I find this to be very true. When I started out in the professional world, I rarely wanted to work at all on my own professional development after work. After a year or so, I became much more comfortable with my responsibilities at work and was a much more competent employee.
I found that frustration at work fueled my motivation to rise above the 'average' developer and truly master the technology stack that I currently work in. I started identifying activities that were eating up my time and my productivity (too much web browsing, too many games, etc). I started working on SMALL projects with realistic scope. Completing these small projects motivated me even more and the momentum helped me continue the trend.
Now coding outside of work is fun again, and even though I'm not changing the world, I know it made a noticeable impact to my skills as a developer.
OP, I think a lot of us have been in a similar boat. Making the transition into the real world can be an anxious or even scary time.

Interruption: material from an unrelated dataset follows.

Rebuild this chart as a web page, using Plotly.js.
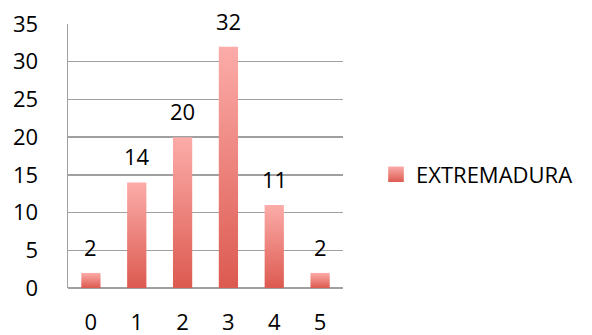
<!DOCTYPE html>
<html><head><meta charset="utf-8">
<script src="https://cdn.plot.ly/plotly-3.0.1.min.js"></script>
<style>html,body{margin:0;padding:0;background:#fff}#c{width:592px;height:335px}</style>
</head><body><div id="c"></div>
<script>
const categories = ['0','1','2','3','4','5'];
const values = [2, 14, 20, 32, 11, 2];
const seriesName = 'EXTREMADURA';
const yTicks = [0,5,10,15,20,25,30,35];

const font = {family: 'Open Sans, Liberation Sans, sans-serif', size: 22, color: '#000'};

const trace = {
  type: 'bar', x: categories, y: values, name: seriesName,
  marker: {color: '#EC827C', line: {width: 0}},
  showlegend: true, hoverinfo: 'none'
};

const annotations = categories.map((c, i) => ({
  x: c, y: values[i], xref: 'x', yref: 'y', text: String(values[i]),
  showarrow: false, yanchor: 'bottom', yshift: 9, font: font
}));

const layout = {
  width: 592, height: 335,
  margin: {l: 68, r: 249, t: 24, b: 47},
  paper_bgcolor: '#fff', plot_bgcolor: '#fff',
  bargap: 0.58,
  font: font,
  xaxis: {type: 'category', showgrid: false, zeroline: false, showline: false,
          ticks: '', tickfont: font, ticklabelstandoff: 19, fixedrange: true},
  yaxis: {range: [0, 35], tickvals: yTicks, showgrid: true, gridcolor: '#A0A0A0', gridwidth: 1.5,
          showline: true, linecolor: '#A0A0A0', linewidth: 1.5, zeroline: true, zerolinecolor: '#A0A0A0', zerolinewidth: 1.5,
          ticks: '', tickfont: font, ticklabelstandoff: 24, fixedrange: true},
  showlegend: true,
  legend: {x: 1.12, y: 0.43, xanchor: 'left', yanchor: 'middle', font: {family: font.family, size: 22, color: '#000'},
           bgcolor: 'rgba(0,0,0,0)', itemwidth: 30},
  annotations: annotations
};

Plotly.newPlot('c', [trace], layout, {staticPlot: true, displayModeBar: false}).then(gd => {
  const svg = gd.querySelector('svg.main-svg');
  const ns = 'http://www.w3.org/2000/svg';
  let defs = svg.querySelector('defs');
  const g = document.createElementNS(ns, 'linearGradient');
  g.setAttribute('id', 'barGrad');
  g.setAttribute('x1', '0'); g.setAttribute('y1', '0'); g.setAttribute('x2', '0'); g.setAttribute('y2', '1');
  [['0', '#FCACA9'], ['1', '#DC5A50']].forEach(([o, c]) => {
    const s = document.createElementNS(ns, 'stop');
    s.setAttribute('offset', o); s.setAttribute('stop-color', c); g.appendChild(s);
  });
  defs.appendChild(g);
  gd.querySelectorAll('.bars .point path, .legend .legendpoints path').forEach(p => {
    p.style.fill = 'url(#barGrad)';
  });
  gd.querySelectorAll('.legend .legendpoints path').forEach(p => {
    const t = p.getAttribute('transform') || '';
    p.setAttribute('transform', (t + ' scale(1.3)').trim());
  });
});
</script></body></html>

Don't worry, keep your head up and don't try to focus on all of the unknowns at a once.
Look at your current employment as an opportunity for personal growth. If you are confident about your technical abilities, hone your interpersonal relations instead. Use the time wisely and try to reflect on your progress as objectively as possible. Try to find someone at work that you can get along with and maybe ask for advice from time to time.
The 1% club can't be inclusive, that's just how it works.
Also, you say you've created dozens of projects but they were all unsuccessful. Why? What caused them to fail? You might be able to use your office job to learn skills that will help you avoid those failure modes in future projects.
(One common failure mode, which pg talks about in many of his essays, is not making something people want. Your office job should at least help you learn how to do that--even if it's making what your boss wants instead of what users want. But that still helps you get over the mental block of thinking that whatever you have coded must be important because you coded it. If you're coding for fun, it's fine to think that way; but if you're trying to make a "successful" project, then you have to face the fact that you don't get to define what success is. Don't feel bad if you have that mental block: most coders do--I certainly do. It's just something you have to learn to deal with, and that takes time.)
Find mentors at various stages of life. Talk to them, figure out what worked for them and what didn't. And why they're there.
If you don't like what you're hearing, take a counter-strategy. At a previous job, I noticed most of my coworkers were out of shape, divorced, and unhappy. Also completely out of touch with technology.
I did the opposite and I got out after a year or so.
Hope this advice helps in some fashion.
So stop achieving objectives and start answering questions. Pick a question, any question, and answer it. If you need a starter question ask this one "What is the difference between a life well spent, and one that is wasted?" There are a number of written works where the authors have talked about the answer. read at least six if them, do you agree with any of them? all of them? What do you disagree with? Why? Answer that question. Continue until you die.
One day you'll cherish the day you realized you were ordinary.
Think about all the people who run, run, run, all their lives, chasing some fantastic dream of success (whatever that means), only to retire slightly wealthy and die of a stroke 2 weeks later. They never got that insight, and they lost their entire lives for it.